▶ Set problem:
Do not include the pictures; repeat the rest of the data exactly.

▶ Provided data:

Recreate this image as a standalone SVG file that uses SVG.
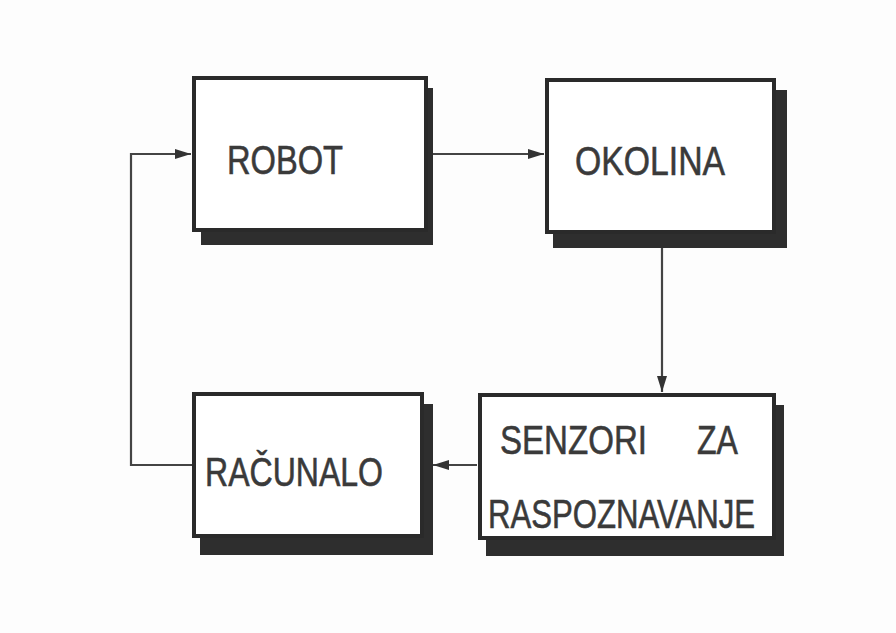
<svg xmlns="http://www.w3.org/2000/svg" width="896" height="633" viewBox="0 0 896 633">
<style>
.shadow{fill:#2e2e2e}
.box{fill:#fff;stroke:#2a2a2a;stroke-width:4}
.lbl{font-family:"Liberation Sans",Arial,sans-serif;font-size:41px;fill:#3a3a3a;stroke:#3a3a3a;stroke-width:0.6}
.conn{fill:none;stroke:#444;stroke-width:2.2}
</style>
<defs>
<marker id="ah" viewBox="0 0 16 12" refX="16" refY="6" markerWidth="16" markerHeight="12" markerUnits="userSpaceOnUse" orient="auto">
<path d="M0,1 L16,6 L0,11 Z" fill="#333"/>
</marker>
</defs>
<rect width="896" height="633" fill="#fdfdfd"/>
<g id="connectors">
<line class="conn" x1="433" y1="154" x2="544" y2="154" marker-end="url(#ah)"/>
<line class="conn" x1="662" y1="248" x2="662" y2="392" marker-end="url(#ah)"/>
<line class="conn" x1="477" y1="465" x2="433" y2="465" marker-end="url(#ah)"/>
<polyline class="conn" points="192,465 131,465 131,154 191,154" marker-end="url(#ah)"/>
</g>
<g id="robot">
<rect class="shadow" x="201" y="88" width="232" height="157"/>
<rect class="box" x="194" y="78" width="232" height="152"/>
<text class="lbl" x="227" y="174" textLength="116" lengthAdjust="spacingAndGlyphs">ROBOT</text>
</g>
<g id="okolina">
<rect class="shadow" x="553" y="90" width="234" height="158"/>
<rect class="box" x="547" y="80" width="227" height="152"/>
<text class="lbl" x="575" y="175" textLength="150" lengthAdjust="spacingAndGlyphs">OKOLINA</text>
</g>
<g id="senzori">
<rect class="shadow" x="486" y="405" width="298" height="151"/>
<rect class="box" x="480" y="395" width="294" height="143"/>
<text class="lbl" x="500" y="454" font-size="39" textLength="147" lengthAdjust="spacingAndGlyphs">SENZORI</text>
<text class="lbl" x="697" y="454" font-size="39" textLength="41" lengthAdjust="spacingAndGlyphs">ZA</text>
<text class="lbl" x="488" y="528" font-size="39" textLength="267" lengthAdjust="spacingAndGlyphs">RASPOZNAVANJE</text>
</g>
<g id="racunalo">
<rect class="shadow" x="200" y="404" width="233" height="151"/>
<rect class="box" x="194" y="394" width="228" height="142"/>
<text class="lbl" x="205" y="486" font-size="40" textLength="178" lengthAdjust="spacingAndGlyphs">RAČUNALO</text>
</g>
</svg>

▶ Written reply:
Recreate this image as a standalone SVG file that uses SVG.
<svg xmlns="http://www.w3.org/2000/svg" width="896" height="633" viewBox="0 0 896 633">
<style>
.shadow{fill:#2e2e2e}
.box{fill:#fff;stroke:#2a2a2a;stroke-width:4}
.lbl{font-family:"Liberation Sans",Arial,sans-serif;font-size:41px;fill:#3a3a3a;stroke:#3a3a3a;stroke-width:0.6}
.conn{fill:none;stroke:#444;stroke-width:2.2}
</style>
<defs>
<marker id="ah" viewBox="0 0 16 12" refX="16" refY="6" markerWidth="16" markerHeight="12" markerUnits="userSpaceOnUse" orient="auto">
<path d="M0,1 L16,6 L0,11 Z" fill="#333"/>
</marker>
</defs>
<rect width="896" height="633" fill="#fdfdfd"/>
<g id="connectors">
<line class="conn" x1="433" y1="154" x2="544" y2="154" marker-end="url(#ah)"/>
<line class="conn" x1="662" y1="248" x2="662" y2="392" marker-end="url(#ah)"/>
<line class="conn" x1="477" y1="465" x2="433" y2="465" marker-end="url(#ah)"/>
<polyline class="conn" points="192,465 131,465 131,154 191,154" marker-end="url(#ah)"/>
</g>
<g id="robot">
<rect class="shadow" x="201" y="88" width="232" height="157"/>
<rect class="box" x="194" y="78" width="232" height="152"/>
<text class="lbl" x="227" y="174" textLength="116" lengthAdjust="spacingAndGlyphs">ROBOT</text>
</g>
<g id="okolina">
<rect class="shadow" x="553" y="90" width="234" height="158"/>
<rect class="box" x="547" y="80" width="227" height="152"/>
<text class="lbl" x="575" y="175" textLength="150" lengthAdjust="spacingAndGlyphs">OKOLINA</text>
</g>
<g id="senzori">
<rect class="shadow" x="486" y="405" width="298" height="151"/>
<rect class="box" x="480" y="395" width="294" height="143"/>
<text class="lbl" x="500" y="454" font-size="39" textLength="147" lengthAdjust="spacingAndGlyphs">SENZORI</text>
<text class="lbl" x="697" y="454" font-size="39" textLength="41" lengthAdjust="spacingAndGlyphs">ZA</text>
<text class="lbl" x="488" y="528" font-size="39" textLength="267" lengthAdjust="spacingAndGlyphs">RASPOZNAVANJE</text>
</g>
<g id="racunalo">
<rect class="shadow" x="200" y="404" width="233" height="151"/>
<rect class="box" x="194" y="394" width="228" height="142"/>
<text class="lbl" x="205" y="486" font-size="40" textLength="178" lengthAdjust="spacingAndGlyphs">RAČUNALO</text>
</g>
</svg>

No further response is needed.